Tennessee has ranked at the top of the list in a new study of distracted driving that focuses on cellphone use.
 - Photo via CalAmp.

Tennessee has ranked at the top of the list in a new study of distracted driving that focuses on cellphone use.

Photo via CalAmp.

A new study finds that Tennessee, Delaware, Wyoming, Texas, and Montana were the five worst states for distracted driving, and were responsible for 31% of all distracted driving fatalities from 2015 to 2017.

During that time period, more than 1,400 lost lives were attributed to collisions involving drivers that were manipulating their cell phones.

The fatality rate in Tennessee which topped the list — 7.2 distracted driving deaths per 10 billion vehicle miles — was nearly five-times the national average of 1.49 fatalities.

Despite having some of the strictest regulations for cellphones and driving, Delaware came in second with 3.28 distracted driving fatalities per 10 billion vehicle miles.

Wyoming, which has some of the most lax laws for driving and cellphone use, ranked third, with 3.22 distracted driving deaths. Texas followed with three and Montana placed fifth with 2.91 distracted driving deaths per 10 billion vehicle miles.

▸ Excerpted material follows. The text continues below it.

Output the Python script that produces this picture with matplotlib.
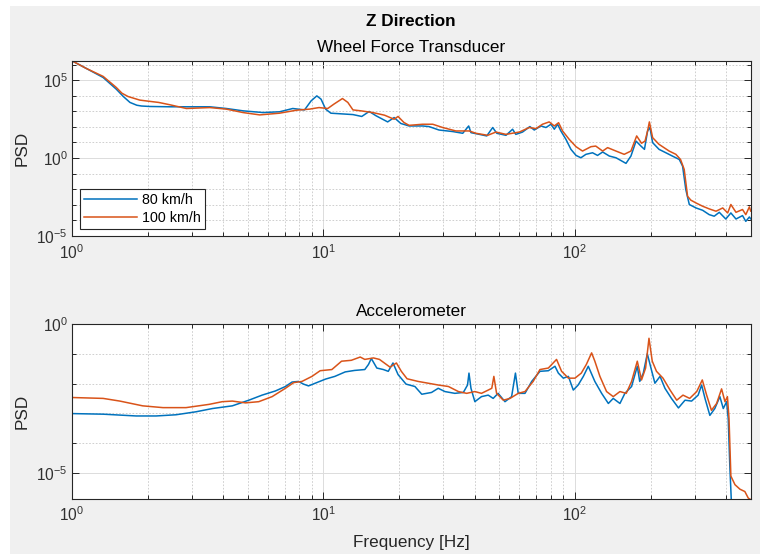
import numpy as np
import matplotlib
matplotlib.use("Agg")
import matplotlib.pyplot as plt
from matplotlib.ticker import FixedLocator, NullFormatter, LogFormatterSciNotation
from matplotlib.patches import Rectangle

plt.rcParams['font.family'] = ['Liberation Sans', 'DejaVu Sans']
plt.rcParams['mathtext.fontset'] = 'custom'
plt.rcParams['mathtext.rm'] = 'Liberation Sans'
plt.rcParams['mathtext.it'] = 'Liberation Sans:italic'
plt.rcParams['mathtext.bf'] = 'Liberation Sans:bold'

# ---------------- data (frequency in Hz, PSD as log10 value) -------------
series_labels = ["80 km/h", "100 km/h"]

wft_80_freq = [1.00, 1.14, 1.33, 1.50, 1.60, 1.70, 1.81, 1.89, 2.04, 2.45, 2.85, 3.53, 4.11, 4.79,
               5.75, 6.69, 7.55, 8.41, 8.93, 9.41, 9.78, 10.2, 10.7, 13.1, 14.2, 15.2, 16.2, 18.0,
               19.1, 20.3, 21.9, 24.8, 26.3, 28.8, 32.7, 35.8, 37.8, 38.6, 41.7, 44.6, 47.1, 48.9,
               53.2, 56.5, 58.2, 61.9, 66.2, 68.9, 73.3, 76.7, 80.3, 82.8, 85.3, 87.9, 92.1, 96.4,
               101, 105.6, 110.6, 117.5, 123, 128.9, 137, 145.6, 159.6, 167, 175, 183, 189, 194.5,
               198.7, 203.7, 216, 230, 244, 260, 268, 276, 285, 303, 322, 342, 358, 375, 398, 417,
               437, 464, 478, 494, 500]
wft_80_log = [6.24, 5.75, 5.17, 4.42, 3.95, 3.57, 3.39, 3.34, 3.31, 3.29, 3.29, 3.29, 3.18, 3.03,
              2.92, 2.97, 3.18, 3.09, 3.67, 3.99, 3.78, 3.14, 2.88, 2.79, 2.67, 2.99, 2.71, 2.32,
              2.60, 2.22, 2.06, 2.06, 2.02, 1.80, 1.70, 1.59, 2.06, 1.63, 1.52, 1.42, 1.96, 1.59,
              1.46, 1.85, 1.52, 1.67, 2.02, 1.80, 2.06, 1.96, 2.17, 1.85, 2.17, 1.74, 1.20, 0.56,
              0.17, 0.02, 0.24, 0.34, 0.17, 0.39, 0.13, 0.02, -0.34, 0.13, 1.09, 0.77, 0.56, 1.74,
              1.96, 0.99, 0.56, 0.34, 0.13, -0.09, -0.52, -2.02, -2.98, -3.20, -3.35, -3.63, -3.73,
              -3.48, -3.91, -3.52, -3.91, -3.69, -4.06, -3.78, -3.90]

wft_100_freq = [1.00, 1.14, 1.33, 1.50, 1.58, 1.67, 1.86, 2.01, 2.21, 2.45, 2.85, 3.53, 4.11, 4.79,
                5.58, 6.69, 7.8, 8.8, 9.6, 10.4, 11.0, 11.9, 12.5, 13.1, 14.1, 15.7, 17.5, 19.1,
                19.8, 20.9, 21.9, 24.8, 27.2, 29.8, 33.6, 38, 40.4, 45, 48.5, 53.2, 60.1, 65.8, 70,
                74.3, 79, 82.8, 86.1, 89.3, 94.9, 101, 107.2, 115.8, 121, 128.9, 134.9, 145.6, 157,
                167, 176, 184, 190, 194.5, 197.7, 203.7, 216, 237, 252, 263, 272, 280.5, 289, 303,
                322, 342, 364, 387, 405, 417, 437, 464, 478, 494, 500]
wft_100_log = [6.24, 5.75, 5.24, 4.53, 4.16, 3.95, 3.72, 3.65, 3.57, 3.42, 3.18, 3.24, 3.14, 2.92,
               2.77, 2.88, 3.07, 3.14, 3.24, 3.18, 3.46, 3.82, 3.57, 3.09, 3.03, 2.92, 2.75, 2.49,
               2.67, 2.28, 2.10, 2.17, 2.17, 1.96, 1.74, 1.74, 1.59, 1.46, 1.67, 1.52, 1.67, 1.96,
               1.89, 2.17, 2.32, 2.06, 2.27, 1.74, 1.20, 0.73, 0.45, 0.73, 0.77, 0.45, 0.67, 0.45,
               0.24, 0.45, 1.42, 0.95, 1.09, 1.74, 2.32, 1.31, 0.88, 0.45, 0.24, -0.09, -0.73,
               -2.45, -2.70, -2.88, -3.09, -3.26, -3.41, -3.20, -3.52, -2.98, -3.48, -3.30, -3.63,
               -3.13, -3.40]

acc_80_freq = [1.00, 1.33, 1.80, 2.16, 2.59, 3.11, 3.62, 4.34, 5.05, 5.70, 6.44, 7.06, 7.50, 7.96,
               8.33, 8.72, 9.27, 10.2, 11.1, 12.2, 13.3, 14.6, 15.1, 15.5, 16.3, 17.3, 18.1, 18.9,
               19.8, 21.3, 23.1, 24.6, 26.9, 28.6, 30.4, 33.3, 36, 37.4, 37.9, 38.6, 40, 42.5, 45.2,
               47.3, 49.5, 52.7, 56, 58, 59.5, 63.3, 67.3, 72.6, 78.4, 83.3, 85.9, 89.9, 94.2, 98.5,
               103, 108, 113, 120, 127.7, 135.8, 142, 151, 158, 168, 177, 181, 187, 194, 200.6, 208,
               218, 228, 242, 258, 274, 291, 309, 319, 329, 344, 360, 377, 389, 401, 407, 413, 420]
acc_80_log = [-3.01, -3.03, -3.09, -3.09, -3.05, -2.95, -2.84, -2.75, -2.56, -2.39, -2.25, -2.10,
              -1.95, -1.93, -2.02, -2.08, -1.99, -1.85, -1.76, -1.61, -1.56, -1.53, -1.36, -1.16,
              -1.48, -1.53, -1.59, -1.31, -1.70, -2.02, -2.10, -2.36, -2.30, -2.16, -2.27, -2.33,
              -2.30, -2.05, -1.65, -2.16, -2.61, -2.44, -2.39, -2.50, -2.33, -2.61, -2.44, -1.65,
              -2.33, -2.33, -1.93, -1.59, -1.57, -1.42, -1.65, -1.82, -1.76, -2.22, -2.05, -1.76,
              -1.42, -1.93, -2.33, -2.67, -2.50, -2.67, -2.33, -2.10, -1.42, -1.93, -1.65, -1.00,
              -1.48, -1.99, -1.76, -2.16, -2.50, -2.82, -2.56, -2.59, -2.39, -2.05, -2.50, -3.07,
              -2.84, -2.44, -2.84, -2.61, -3.18, -4.77, -6.20]

acc_100_freq = [1.00, 1.33, 1.55, 1.91, 2.30, 2.84, 3.51, 3.96, 4.34, 4.90, 5.53, 6.25, 7.06, 7.61,
                8.21, 9.0, 9.70, 10.8, 11.8, 12.9, 14.0, 14.6, 15.8, 16.7, 18.4, 19.5, 20.4, 21.5,
                23.8, 26.1, 28.6, 31.4, 34.4, 37.1, 40, 42.5, 45.2, 46.7, 47.6, 48.8, 51.9, 55.2,
                59.5, 63.3, 68.2, 72.6, 78.4, 84.5, 88.5, 94.2, 100, 106, 111, 116.5, 120, 125.7,
                133.6, 142, 151, 160, 168, 177, 184, 191, 197, 203, 211, 224, 239, 254, 269, 286,
                305, 321, 334, 349, 366, 383, 395, 404, 410, 417, 433, 453, 474, 489, 500]
acc_100_log = [-2.47, -2.50, -2.59, -2.75, -2.81, -2.81, -2.70, -2.61, -2.59, -2.65, -2.61, -2.44,
               -2.16, -1.97, -1.93, -1.76, -1.57, -1.53, -1.25, -1.22, -1.11, -1.19, -1.14, -1.19,
               -1.45, -1.31, -1.59, -1.84, -1.93, -1.99, -2.05, -2.10, -2.27, -2.33, -2.27, -2.33,
               -2.22, -2.16, -1.76, -2.33, -2.56, -2.50, -2.33, -2.27, -1.93, -1.53, -1.48, -1.19,
               -1.59, -1.82, -1.82, -1.65, -1.36, -0.97, -1.25, -1.76, -2.27, -2.44, -2.27, -2.33,
               -1.93, -1.25, -1.88, -1.48, -0.48, -1.25, -1.59, -1.82, -2.22, -2.56, -2.39, -2.50,
               -2.27, -1.88, -2.39, -2.90, -2.67, -2.18, -2.61, -2.44, -3.18, -5.11, -5.40, -5.55,
               -5.63, -5.85, -5.90]

x_limits = (1, 500)
x_major_ticks = [1, 10, 100]
top_ylim_log = (-5, 6.26)
bottom_ylim_log = (-5.87, 0)
top_major_log = [-5, 0, 5]
bottom_major_log = [-5, 0]

# ---------------- style ----------------
W, H = 767, 554
blue = '#0072BD'
orange = '#D95319'
axis_col = '#262626'
tick_lbl_col = '#303030'

fig = plt.figure(figsize=(W / 100, H / 100), dpi=100, facecolor='white')
fig.patches.append(Rectangle((10 / W, 0), (760 - 10) / W, (H - 6) / H, transform=fig.transFigure,
                             facecolor='#F0F0F0', edgecolor='none', zorder=-10))


def px_axes(x0, y0, x1, y1):
    return fig.add_axes([x0 / W, 1 - y1 / H, (x1 - x0) / W, (y1 - y0) / H])


ax1 = px_axes(72, 60.5, 750.7, 236)
ax2 = px_axes(72, 324, 750.7, 498.7)


def style(ax, ylog, majors):
    ax.set_xscale('log')
    ax.set_yscale('log')
    ax.set_xlim(*x_limits)
    ax.set_ylim(10.0 ** ylog[0], 10.0 ** ylog[1])
    ax.set_facecolor('white')
    xminor = [m * d for d in (1, 10, 100) for m in range(2, 10) if m * d < x_limits[1]]
    ax.xaxis.set_major_locator(FixedLocator(x_major_ticks))
    ax.xaxis.set_minor_locator(FixedLocator(xminor))
    ax.xaxis.set_major_formatter(LogFormatterSciNotation())
    ax.xaxis.set_minor_formatter(NullFormatter())
    ymaj = [10.0 ** e for e in majors]
    ymin = [10.0 ** e for e in range(int(np.floor(ylog[0])), int(np.ceil(ylog[1])) + 1) if e not in majors]
    ax.yaxis.set_major_locator(FixedLocator(ymaj))
    ax.yaxis.set_minor_locator(FixedLocator(ymin))
    ax.yaxis.set_major_formatter(LogFormatterSciNotation())
    ax.yaxis.set_minor_formatter(NullFormatter())
    ax.grid(True, which='major', color='#DCDCDC', linestyle='-', linewidth=0.7)
    ax.grid(True, which='minor', color='#C8C8C8', linestyle=(0, (2, 2)), linewidth=0.6)
    ax.set_axisbelow(True)
    ax.tick_params(which='both', direction='in', top=True, right=True, color=axis_col,
                   labelcolor=tick_lbl_col, labelsize=11.2, width=0.7)
    ax.tick_params(which='major', length=5)
    ax.tick_params(which='minor', length=3)
    ax.tick_params(axis='x', which='major', pad=5)
    ax.tick_params(axis='y', which='major', pad=3)
    for s in ax.spines.values():
        s.set_color(axis_col)
        s.set_linewidth(0.8)
    ax.set_ylabel('PSD', fontsize=12.3, color=axis_col)
    ax.yaxis.set_label_coords(-0.062, 0.5)


style(ax1, top_ylim_log, top_major_log)
style(ax2, bottom_ylim_log, bottom_major_log)

ax1.plot(wft_80_freq, np.power(10.0, wft_80_log), color=blue, lw=1.1, label=series_labels[0])
ax1.plot(wft_100_freq, np.power(10.0, wft_100_log), color=orange, lw=1.1, label=series_labels[1])
ax2.plot(acc_80_freq, np.power(10.0, acc_80_log), color=blue, lw=1.1)
ax2.plot(acc_100_freq, np.power(10.0, acc_100_log), color=orange, lw=1.1)

leg = ax1.legend(loc='lower left', bbox_to_anchor=((80 - 72) / 678.7, (236 - 229) / 175.5),
                 borderaxespad=0, fancybox=False, edgecolor=axis_col, framealpha=1,
                 fontsize=10.3, handlelength=3.7, handletextpad=0.3, labelspacing=0.25,
                 borderpad=0.3)
leg.get_frame().set_linewidth(0.8)

ax2.set_xlabel('Frequency [Hz]', fontsize=12.3, color=axis_col)
ax2.xaxis.set_label_coords(0.5, -(535 - 498.7) / 174.7)
ax2.xaxis.label.set_va('top')

fig.text(411 / W, 1 - 21 / H, 'Z Direction', ha='center', va='center', fontsize=12.3,
         fontweight='bold', color='black')
fig.text(411 / W, 1 - 48 / H, 'Wheel Force Transducer', ha='center', va='center', fontsize=12.3,
         color='black')
fig.text(411 / W, 1 - 311 / H, 'Accelerometer', ha='center', va='center', fontsize=12.3,
         color='black')

fig.savefig('out.png', dpi=100, facecolor=fig.get_facecolor())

With the exception of Delaware, states with the strictest distracted driving regulations typically had the lowest number of these types of deaths. In 12 states and the District of Columbia, which have strict laws regarding handheld phone use, cellphone use for novice drivers and texting, there were 25% fewer distracted driving deaths per 10 billion vehicle miles compared to the national average.

Moreover, in the 16 states and the District of Columbia that completely ban handheld devices while driving, the distracted driving fatality rate was 44% lower than in states with no legislation or partial bans on using handheld devices while driving.

Washington D.C., Rhode Island, Nevada, Nebraska, New York and Mississippi had the lowest number of fatalities caused by distracted driving.

The study was conducted by ValuePenguin and drew on data from the National Highway Traffic Safety Administration and the U.S. Department of Transportation Federal Highway Administration.